St. Clair Shores
February 5, 2013Community turns out to help hungry children
By Kristyne E. Demske
C & G Staff Writer
On an average Saturday, the cafeteria of Lakeview High School is dark and empty, its students and staff enjoying a well-earned weekend off.
But the last Saturday in January was anything but average, with hundreds of volunteers from around the district descending on the high school to do what they could to help hungry children around the world.
Lakeview High School Assistant Principal Heather Huber said groups from across the district, including Harmon Heroes from Harmon Elementary, Kids Who Care at Ardmore Elementary, Patriots with Pride at Jefferson Middle School and Huskies With Heart at the high school came together to raise money and package meals for Kids Against Hunger, a humanitarian food-aid organization.
Community members and organizations like the St. Clair Shores Optimists Club also stepped up to help the cause.
“It was a full K-12 and community project,” Huber said.
Together, the groups raised $5,600, enough to pay for 20,000 meals. Of that number, one-third goes to hungry people in foreign countries, one-third goes to the hungry throughout the country and one-third goes to a local food bank — in this case the pantry at Our Lady Star of the Sea Church in Grosse Pointe Woods. Fundraising began in October.
“It’s a really easy way for us to make a difference worldwide,” said Lakeview High School senior Casey Blashill, the treasurer of Huskies with Heart and president of the National Honor Society. Both school organizations raised money for the cause. In addition, she said, “We’ll be able to see the impact locally.”

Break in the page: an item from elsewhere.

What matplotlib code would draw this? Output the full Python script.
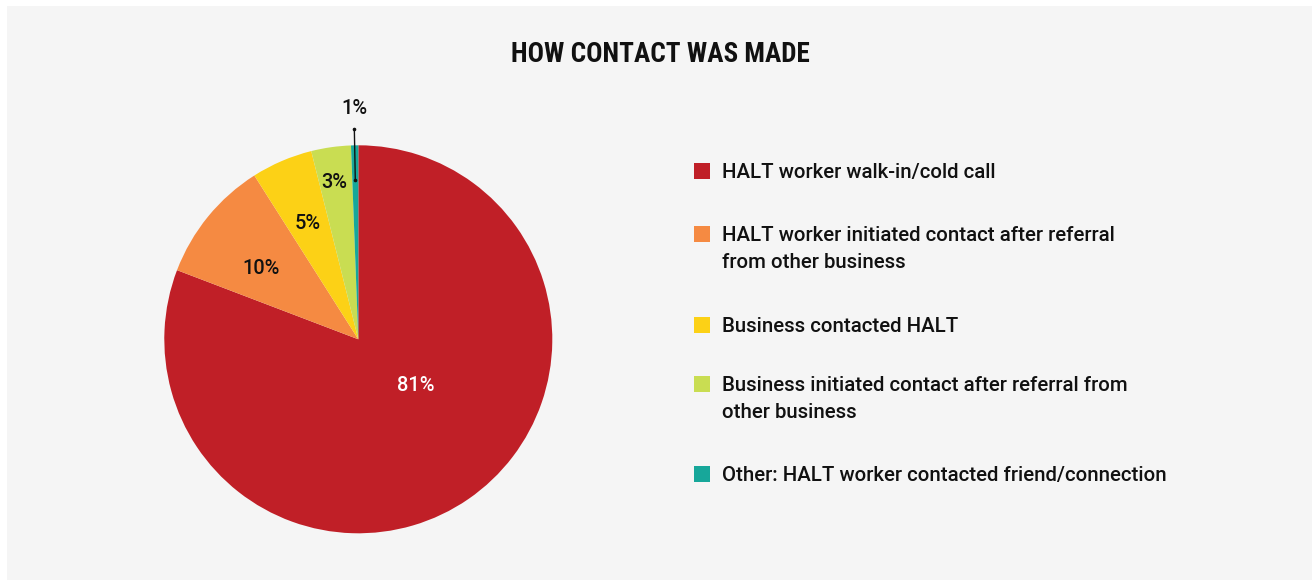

“You see the ads for Africa and realize that it’s not as publicized — that it’s evident locally and this has really drawn attention to that.”
Made of long-grain white rice, vitamin-fortified crushed soy, a dehydrated blend of six vegetables and a chicken-flavored vegetarian vitamin and mineral powder, the meals can be made just by adding 6-10 cups of boiling water and provide easily digestible nutrients needed by a malnourished child’s mind and body. Each bag of food will feed six adults or 12 children.
Patti Blashill, the parent representative for Huskies with Heart and the head of the Kids Against Hunger committee, said even after months of fundraising, the group thought it would only have enough money to provide 10,000 meals. But after bringing the plight to the attention of the community, she said local businesses and residents came out in force to support the cause, helping them to raise “$2,500 just like that.”
“I’m not surprised,” she said. “Kids and parents in Lakeview School District really want to help each other.”
And those giving their Saturday afternoon to help package the meals agreed.
“We’re helping under-privileged kids to get food they need,” said Kortney Hepting, a ninth-grader at the high school. “If you can help people who need it, it’s good.”
Jefferson Middle School seventh-grader Morgan Bean helped pack food with her entire family.
“It’s important because everybody needs food to live,” she said, adding that her National Junior Honor Society had also made blankets to donate to needy children.
“It’s just important to help them survive,” agreed her brother, Greenwood Elementary School fifth-grader Eric Bean. “I do something like this at my church, so I have a little experience.”
Their mother, Dawn Bean, of St. Clair Shores, said the two “like to help out wherever they can.”
Ardmore Elementary School second-grade teacher Julie McHugh also made the day a family affair, bringing her 6-year-old daughter, Gabby, down from Chesterfield Township.
“She’s excited,” McHugh said. “Her two older sisters last year came and told her all about it.”